Short exercise: Without including any images, repeat the data exactly.

Supplied information:

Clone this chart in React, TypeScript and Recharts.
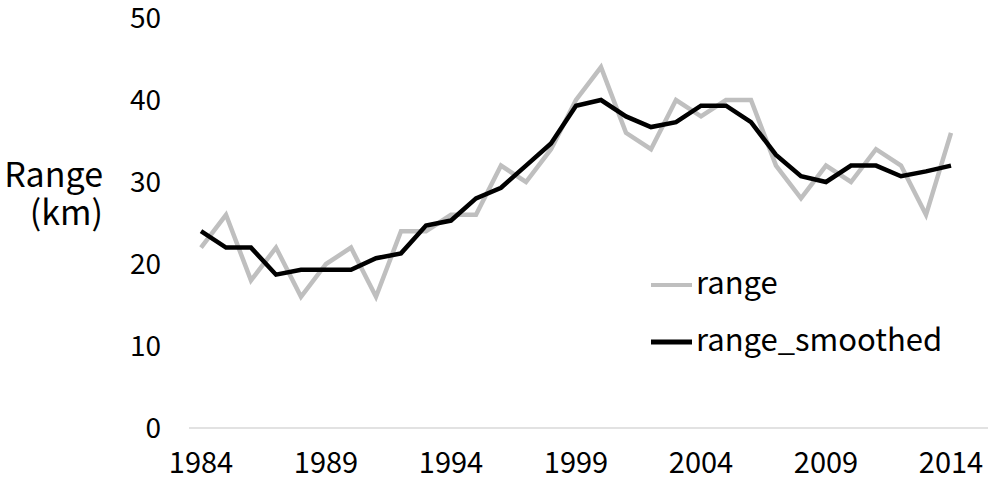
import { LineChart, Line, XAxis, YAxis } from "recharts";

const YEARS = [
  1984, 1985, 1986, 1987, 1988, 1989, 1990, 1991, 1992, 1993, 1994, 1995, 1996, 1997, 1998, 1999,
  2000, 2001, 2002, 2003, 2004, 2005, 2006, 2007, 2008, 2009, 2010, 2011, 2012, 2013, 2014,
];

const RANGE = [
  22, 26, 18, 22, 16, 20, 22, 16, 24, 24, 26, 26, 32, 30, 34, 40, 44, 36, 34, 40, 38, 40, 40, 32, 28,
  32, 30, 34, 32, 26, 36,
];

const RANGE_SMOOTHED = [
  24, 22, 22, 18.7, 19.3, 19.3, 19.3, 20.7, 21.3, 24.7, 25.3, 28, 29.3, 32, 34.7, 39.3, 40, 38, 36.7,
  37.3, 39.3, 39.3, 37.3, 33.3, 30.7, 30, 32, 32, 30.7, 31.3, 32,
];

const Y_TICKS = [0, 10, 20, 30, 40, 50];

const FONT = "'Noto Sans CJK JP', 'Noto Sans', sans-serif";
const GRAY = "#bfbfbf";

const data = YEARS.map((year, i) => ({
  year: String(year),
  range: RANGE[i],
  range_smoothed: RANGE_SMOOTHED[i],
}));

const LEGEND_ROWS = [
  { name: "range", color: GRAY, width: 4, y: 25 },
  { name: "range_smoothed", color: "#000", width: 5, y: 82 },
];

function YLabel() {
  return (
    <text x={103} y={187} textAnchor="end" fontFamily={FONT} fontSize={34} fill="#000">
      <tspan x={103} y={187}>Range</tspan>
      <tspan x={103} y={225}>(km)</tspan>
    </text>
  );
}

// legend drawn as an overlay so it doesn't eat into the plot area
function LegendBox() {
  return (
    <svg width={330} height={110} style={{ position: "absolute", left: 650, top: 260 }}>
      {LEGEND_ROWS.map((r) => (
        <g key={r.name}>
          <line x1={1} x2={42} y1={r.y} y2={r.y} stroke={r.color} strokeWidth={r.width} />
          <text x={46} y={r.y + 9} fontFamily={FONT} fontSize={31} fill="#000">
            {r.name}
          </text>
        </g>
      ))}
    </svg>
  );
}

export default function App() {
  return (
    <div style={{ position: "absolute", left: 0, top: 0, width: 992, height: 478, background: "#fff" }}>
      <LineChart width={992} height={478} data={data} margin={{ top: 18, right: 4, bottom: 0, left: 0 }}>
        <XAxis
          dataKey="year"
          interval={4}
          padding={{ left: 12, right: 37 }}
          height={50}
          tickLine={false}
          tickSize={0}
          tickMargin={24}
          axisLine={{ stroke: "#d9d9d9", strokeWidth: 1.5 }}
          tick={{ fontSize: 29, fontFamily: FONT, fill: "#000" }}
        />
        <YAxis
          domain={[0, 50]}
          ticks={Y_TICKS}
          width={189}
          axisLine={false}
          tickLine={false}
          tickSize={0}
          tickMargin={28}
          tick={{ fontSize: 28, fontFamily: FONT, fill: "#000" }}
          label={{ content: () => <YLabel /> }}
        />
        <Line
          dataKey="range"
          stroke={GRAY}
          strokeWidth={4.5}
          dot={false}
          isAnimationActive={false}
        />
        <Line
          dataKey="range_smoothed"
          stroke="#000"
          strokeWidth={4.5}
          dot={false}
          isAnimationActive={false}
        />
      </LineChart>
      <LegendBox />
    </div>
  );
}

Answer to this task:
Clone this chart in React, TypeScript and Recharts.
import { LineChart, Line, XAxis, YAxis } from "recharts";

const YEARS = [
  1984, 1985, 1986, 1987, 1988, 1989, 1990, 1991, 1992, 1993, 1994, 1995, 1996, 1997, 1998, 1999,
  2000, 2001, 2002, 2003, 2004, 2005, 2006, 2007, 2008, 2009, 2010, 2011, 2012, 2013, 2014,
];

const RANGE = [
  22, 26, 18, 22, 16, 20, 22, 16, 24, 24, 26, 26, 32, 30, 34, 40, 44, 36, 34, 40, 38, 40, 40, 32, 28,
  32, 30, 34, 32, 26, 36,
];

const RANGE_SMOOTHED = [
  24, 22, 22, 18.7, 19.3, 19.3, 19.3, 20.7, 21.3, 24.7, 25.3, 28, 29.3, 32, 34.7, 39.3, 40, 38, 36.7,
  37.3, 39.3, 39.3, 37.3, 33.3, 30.7, 30, 32, 32, 30.7, 31.3, 32,
];

const Y_TICKS = [0, 10, 20, 30, 40, 50];

const FONT = "'Noto Sans CJK JP', 'Noto Sans', sans-serif";
const GRAY = "#bfbfbf";

const data = YEARS.map((year, i) => ({
  year: String(year),
  range: RANGE[i],
  range_smoothed: RANGE_SMOOTHED[i],
}));

const LEGEND_ROWS = [
  { name: "range", color: GRAY, width: 4, y: 25 },
  { name: "range_smoothed", color: "#000", width: 5, y: 82 },
];

function YLabel() {
  return (
    <text x={103} y={187} textAnchor="end" fontFamily={FONT} fontSize={34} fill="#000">
      <tspan x={103} y={187}>Range</tspan>
      <tspan x={103} y={225}>(km)</tspan>
    </text>
  );
}

// legend drawn as an overlay so it doesn't eat into the plot area
function LegendBox() {
  return (
    <svg width={330} height={110} style={{ position: "absolute", left: 650, top: 260 }}>
      {LEGEND_ROWS.map((r) => (
        <g key={r.name}>
          <line x1={1} x2={42} y1={r.y} y2={r.y} stroke={r.color} strokeWidth={r.width} />
          <text x={46} y={r.y + 9} fontFamily={FONT} fontSize={31} fill="#000">
            {r.name}
          </text>
        </g>
      ))}
    </svg>
  );
}

export default function App() {
  return (
    <div style={{ position: "absolute", left: 0, top: 0, width: 992, height: 478, background: "#fff" }}>
      <LineChart width={992} height={478} data={data} margin={{ top: 18, right: 4, bottom: 0, left: 0 }}>
        <XAxis
          dataKey="year"
          interval={4}
          padding={{ left: 12, right: 37 }}
          height={50}
          tickLine={false}
          tickSize={0}
          tickMargin={24}
          axisLine={{ stroke: "#d9d9d9", strokeWidth: 1.5 }}
          tick={{ fontSize: 29, fontFamily: FONT, fill: "#000" }}
        />
        <YAxis
          domain={[0, 50]}
          ticks={Y_TICKS}
          width={189}
          axisLine={false}
          tickLine={false}
          tickSize={0}
          tickMargin={28}
          tick={{ fontSize: 28, fontFamily: FONT, fill: "#000" }}
          label={{ content: () => <YLabel /> }}
        />
        <Line
          dataKey="range"
          stroke={GRAY}
          strokeWidth={4.5}
          dot={false}
          isAnimationActive={false}
        />
        <Line
          dataKey="range_smoothed"
          stroke="#000"
          strokeWidth={4.5}
          dot={false}
          isAnimationActive={false}
        />
      </LineChart>
      <LegendBox />
    </div>
  );
}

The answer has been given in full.